2021-03-24 Fr Agostino Caletti – Master of Novices

Summer SJ

by Giacomo Mottola

Here I am on the other side of the screen six year later. Yes, because I remember well that summer after the first year of seminary when I went through all the pages of the novice website to read about the novices’ experience. As I read about their summer activities I began to feel, ever more clearly, the desire to live this way. Although the accounts of summer experience were so accurate that I felt like I was living them as I read them, at the end of this summer I must admit that doing them is far more challenging that reading them from the comfort of the sofa.

Of course I imagined that I would go from one experience to the next, always ready to commit myself to the end, in a perfect spirit of obedience to my superiors but I discovered that obedience is not only an outward appearance. It is not enough to do what they asked of you and do it to the best of your ability. When I found myself from time to time in new contests where I know no one, or almost no one, I realized that a part of me was starting to play defensively and a whole apparent set of good reasons was ready to argue that it was OK. After all I had obeyed but a part of me was not there missing the opportunity to learn, experiment and get involved.

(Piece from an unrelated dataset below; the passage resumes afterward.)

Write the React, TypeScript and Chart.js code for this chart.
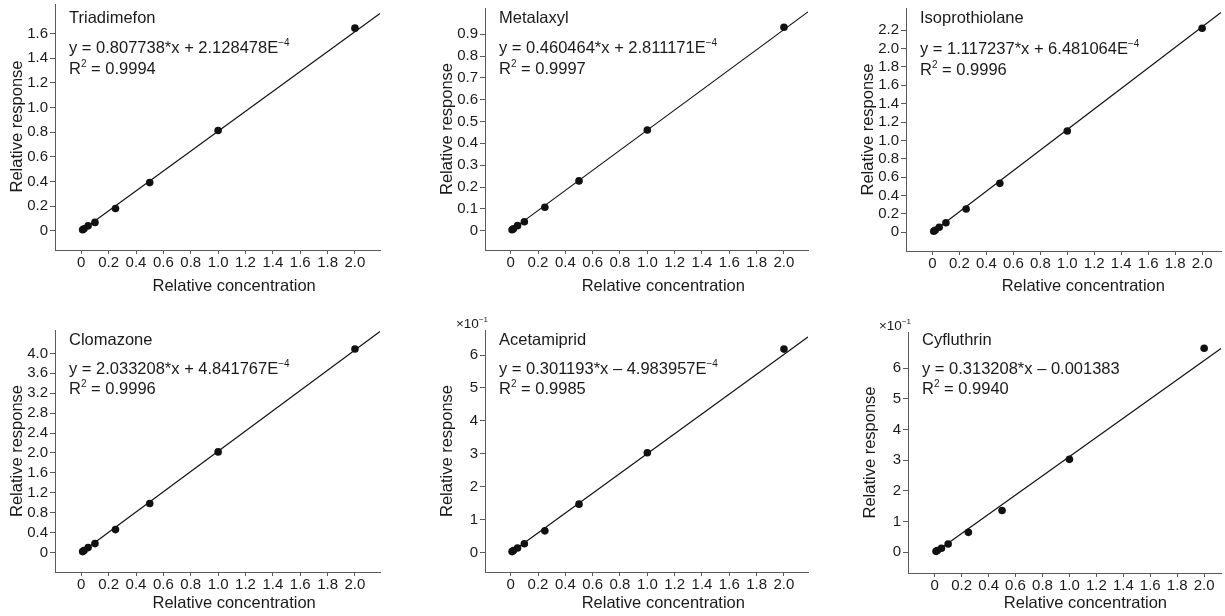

Thanks to the advice of one Jesuit in charge of one of the activities I took part in, I learned a big lesson this year. Situations are objective but interpretations are relative. There are work situations that may be easier than others but it is up to us to choose whether to see that difficulty as a threat to be defended against or as a challenge to be faced. I have also noticed that I come into daily contact with situations that I may perceive as challenges or threats. By frequently examining my conscience to see where I have acted defensively and where I have put myself on the line, I am discovering new aspects every day to work on in order to learn to trust the good Lord more and more.